I'm just feeling kind of uncertain about these results and not sure of what you're trying to say about Jews and Conservative Protestants.

-MJNH
 
posted by [identity profile] orichalcum.livejournal.com at 01:22am on 02/11/2004
I'm not trying to say anything. I'm citing the examples in the study. One of the myths I'm trying to counteract, perhaps, is that people who aren't actively religious are more likely to get divorced, but frankly, I was surprised by the statistics on Jews and put it in because I noticed that some of the editorials had been ignoring that part of the list of statistics, just contrasting born-again Christians with atheists, and that seemed like bad reporting to me. (No idea how being Jewish was defined, fyi.) The only particular correlation I can think of with being highly religious and more likely to get divorced is that religiously conservative people may be less likely to live together or know each other for a long time before getting married, and that may sometimes have bad results.
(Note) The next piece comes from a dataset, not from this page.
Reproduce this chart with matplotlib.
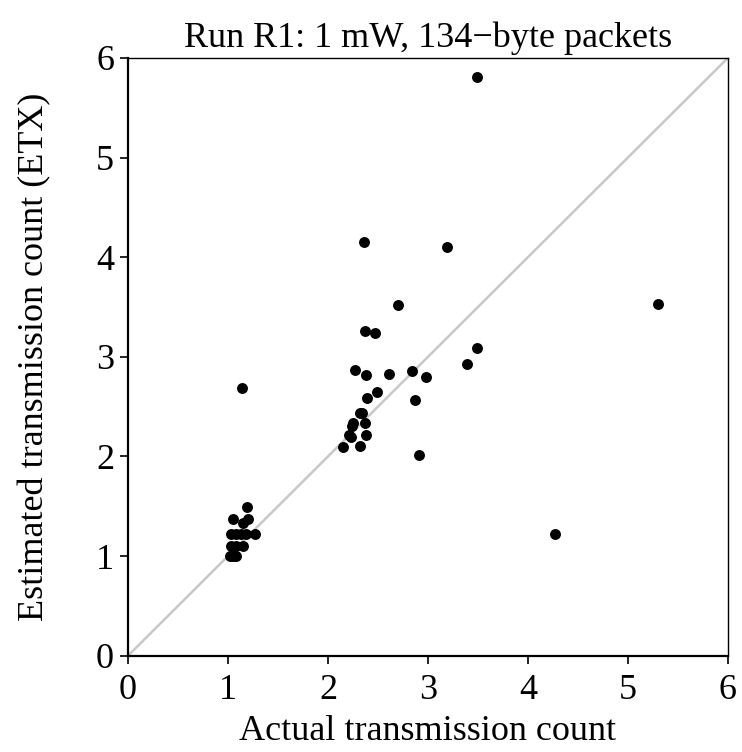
import matplotlib.pyplot as plt
import numpy as np

plt.rcParams["font.family"] = ["Liberation Serif", "DejaVu Serif"]

# actual vs estimated transmission counts
actual = [1.02, 1.05, 1.08, 1.03, 1.08, 1.15, 1.03, 1.08, 1.13, 1.18, 1.27,
          1.05, 1.20, 1.15, 1.19, 1.14,
          2.36, 3.19, 2.70, 2.37, 2.47, 3.49, 3.39, 2.27, 2.38, 2.61, 2.84,
          2.98, 2.49, 2.39, 2.87, 2.32, 2.34, 2.25, 2.37, 2.24, 2.21, 2.23,
          2.38, 2.15, 2.32, 2.91, 3.49, 5.30, 4.27]
estimated = [1.00, 1.00, 1.00, 1.10, 1.10, 1.10, 1.22, 1.22, 1.22, 1.22, 1.22,
             1.37, 1.37, 1.33, 1.49, 2.69,
             4.15, 4.10, 3.52, 3.26, 3.24, 3.09, 2.93, 2.87, 2.82, 2.83, 2.86,
             2.80, 2.65, 2.59, 2.57, 2.44, 2.44, 2.34, 2.34, 2.31, 2.22, 2.20,
             2.22, 2.10, 2.11, 2.01, 5.81, 3.53, 1.22]

fig = plt.figure(figsize=(7.42, 7.52), dpi=100)
ax = fig.add_axes([0.1725, 0.128, 0.8085, 0.795])

ax.plot([0, 6], [0, 6], color="#c8c8c8", lw=1.8, zorder=1)
ax.scatter(actual, estimated, s=62, color="black", zorder=2, linewidths=0)

ax.set_xlim(0, 6)
ax.set_ylim(0, 6)
ax.set_xticks(range(7))
ax.set_yticks(range(7))
ax.spines["left"].set_linewidth(1.6)
ax.spines["bottom"].set_linewidth(1.6)
ax.spines["top"].set_linewidth(1.0)
ax.spines["right"].set_linewidth(1.0)
ax.tick_params(direction="out", length=6, width=1.2, labelsize=26)
ax.tick_params(axis="x", pad=7)
ax.tick_params(axis="y", pad=4)
ax.set_xlabel("Actual transmission count", fontsize=26, labelpad=6)
ax.set_ylabel("Estimated transmission count (ETX)", fontsize=26, labelpad=32)
ax.set_title("Run R1: 1 mW, 134\u2212byte packets", fontsize=26, pad=8)

fig.savefig("out.png", dpi=100)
OTOH, apparently the Unification Church of Reverend Moon has an astounding success rate with its mass arranged marriages, so what do I know?

In any case, I apologize if you read this as contrasting Jews with any other group - I'm merely reporting what the statistics of this study showed.

Mostly, though, I suspect that there are other correlations here which we aren't seeing, like income level and educational level. The point was simply that people are wrong to blindly correlate religion and divorce rates.
 
posted by [identity profile] mryt-maat.livejournal.com at 01:20pm on 03/11/2004
I would just like to insert here that divorce is not always bad. In fact, it can be a pretty good second chance for a lot of people. I'm not saying it's a preferred outcome, but it's not neccessarily a scourge on society. I wish I could look at the raw data for this study or something that was actually published in a real statistics/ epidemiology journal, because the article mentions important confounders like income, education, etc. but does not weight for them.

Of course, one completely out-of-my-butt theory on why Baptists in particular could have higher divorce rates is that the religion (as practiced where I'm from) is highly focussed on the idea of rebirth and faith: essentially a second chance.
If this were a study based on Oklahoma, I would cry 'foul' because the relative numbers of the different groups are so large that across the board comparisons are silly. Plus eastern Oklahoma has a huge number of traditional and semi-traditional Cherokee, a matrilinial society that traditionally once put great emphasis on the born right of people to be wrong, and to end marriage with little fuss (more fuss now, bigger deal than it used to be, but still...). Most of those people, if they have a Christian religion, are Baptists.